Porcelain is a strongly-bolting hardneck type meaning it sends up a flower scape with a solid stem which is not braidable. It has a simple strongly sulfurous garlic taste and has the highest allicin content of any garlic type.
Characteristics
Clove & Bulb Appearance
The bulb is normally tear drop shaped, generally has a white papery wrapper (skin) and contains between 2-6 cloves - this is the least number of cloves per garlic bulb of all the groups. The bulbs have a single layer of cloves.

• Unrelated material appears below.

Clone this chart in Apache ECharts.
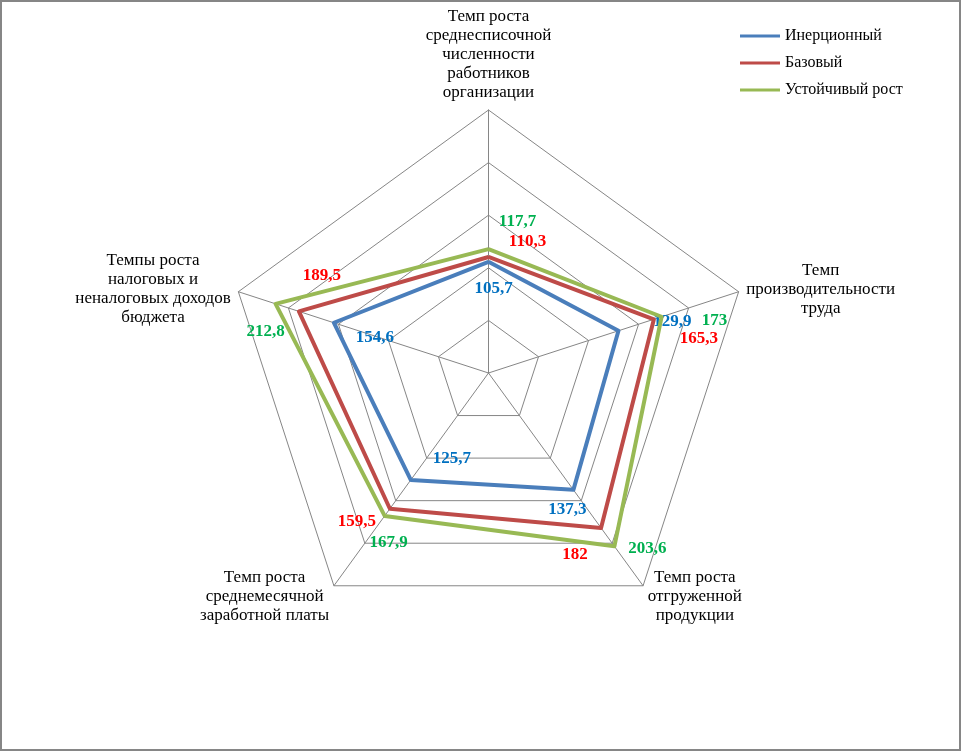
<!DOCTYPE html>
<html>
<head>
<meta charset="utf-8">
<script src="https://cdn.jsdelivr.net/npm/echarts@6/dist/echarts.min.js"></script>
<style>
html,body{margin:0;padding:0;background:#fff;}
#chart{position:absolute;left:0;top:0;width:961px;height:751px;}
#frame{position:absolute;left:0;top:0;width:961px;height:751px;box-sizing:border-box;border:2px solid #868686;pointer-events:none;}
</style>
</head>
<body>
<div id="chart"></div>
<div id="frame"></div>
<script>
// Indicators in ECharts (counter-clockwise) order: top, left, bottom-left, bottom-right, right
var indicatorNames = [
  'Темп роста\nсреднесписочной\nчисленности\nработников\nорганизации',
  'Темпы роста\nналоговых и\nненалоговых доходов\nбюджета',
  'Темп роста\nсреднемесячной\nзаработной платы',
  'Темп роста\nотгруженной\nпродукции',
  'Темп\nпроизводительности\nтруда'
];
var seriesNames = ['Инерционный', 'Базовый', 'Устойчивый рост'];
var inertValues = [105.7, 154.6, 125.7, 137.3, 129.9];
var baseValues = [110.3, 189.5, 159.5, 182, 165.3];
var growthValues = [117.7, 212.8, 167.9, 203.6, 173];
var axisMax = 250;

var lineColors = ['#4a7ebb', '#be4b48', '#98b954'];
var labelColors = ['#0070c0', '#ff0000', '#00b050'];
// label offsets (dx, dy) per series per indicator (same order as indicators)
var labelOffsets = [
  [[5, 27], [41, 15], [41, -21], [-6, 20], [54, -9]],
  [[39, -15], [23, -36], [-33, 13], [-26, 27], [45, 19]],
  [[29, -28], [-10, 28], [4, 27], [33, 2], [53, 4]]
];
var lowerIndicators = [2, 3];
var CX = 488.5, CY = 373, R = 263;

var chart = echarts.init(document.getElementById('chart'), null, {renderer: 'canvas'});
var allValues = [inertValues, baseValues, growthValues];

function fmtNum(v) { return String(v).replace('.', ','); }

var series = allValues.map(function (vals, si) {
  return {
    type: 'radar',
    name: seriesNames[si],
    symbol: 'circle',
    symbolSize: 2,
    z: 2 + si,
    itemStyle: {color: lineColors[si]},
    lineStyle: {color: lineColors[si], width: 4},
    label: {
      show: true,
      position: 'inside',
      color: labelColors[si],
      fontFamily: 'Liberation Serif',
      fontSize: 17,
      fontWeight: 'bold',
      formatter: function (p) { return fmtNum(p.value); }
    },
    labelLayout: function (p) {
      var px = p.rect.x + p.rect.width / 2 - CX;
      var py = CY - (p.rect.y + p.rect.height / 2);
      var ang = Math.atan2(py, px) * 180 / Math.PI;
      var idx = Math.round((ang - 90) / 72);
      idx = ((idx % 5) + 5) % 5;
      var off = labelOffsets[si][idx];
      return {dx: off[0], dy: off[1]};
    },
    data: [{value: vals, name: seriesNames[si]}]
  };
});

var option = {
  animation: false,
  backgroundColor: '#ffffff',
  legend: {
    orient: 'vertical',
    left: 735,
    top: 22,
    icon: 'rect',
    itemWidth: 40,
    itemHeight: 3,
    itemGap: 9,
    data: seriesNames,
    textStyle: {fontFamily: 'Liberation Serif', fontSize: 16, color: '#000', lineHeight: 18}
  },
  radar: {
    center: [CX, CY],
    radius: R,
    startAngle: 90,
    splitNumber: 5,
    shape: 'polygon',
    axisNameGap: 8,
    axisName: {
      color: '#000',
      fontFamily: 'Liberation Serif',
      fontSize: 17,
      formatter: function (name) {
        var idx = indicatorNames.indexOf(name);
        var body = name.split('\n').map(function (s) { return '{c|' + s + '}'; }).join('\n');
        if (lowerIndicators.indexOf(idx) >= 0) { body = '{s| }\n' + body; }
        return body;
      },
      rich: {
        c: {align: 'center', fontFamily: 'Liberation Serif', fontSize: 17, lineHeight: 19, color: '#000'},
        s: {fontSize: 6, lineHeight: 8}
      }
    },
    splitArea: {show: false},
    splitLine: {lineStyle: {color: '#868686', width: 1}},
    axisLine: {lineStyle: {color: '#868686', width: 1}},
    indicator: indicatorNames.map(function (n) { return {name: n, min: 0, max: axisMax}; })
  },
  series: series
};
chart.setOption(option);
</script>
</body>
</html>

Generally all cloves from a standard-sized bulb are of a suitable size for planting. The clove skin is a tan colour, fat, wedge-shaped and easy peeling. They are known to have the highest allicin (the sulfuric bio-active antibiotic in garlic) yield of any garlic. The clove probably the easiest garlic to peel since the skin is so papery and does not tend to stick to the clove.
The lack of clove numbers makes Porcelain garlic very distinctive from other garlic, thus they are not typically a commercially viable crop. They have a medium storage life of around 7-8 months after harvest.
Bulbils
This hardneck garlic sends out a scape (flower stalk) particularly in colder climates. They typically produce a massive number (100-200) of small grain-of-rice-size cream bulbils - more than any other garlic. Growing from a bulbil can take 3-5 years to produce a normal-sized garlic.
Leaves & Scapes
Porcelain garlic have wide upright leaves that are a vibrant green colour. Scapes shape can be very random, often they are a downward 'U' shape, with a umbel that is short, narrow and green. Scapes tend to be very tall prior to harvest and the mature spathe is white. The juvenile garlic leaf is very stumpy and robust.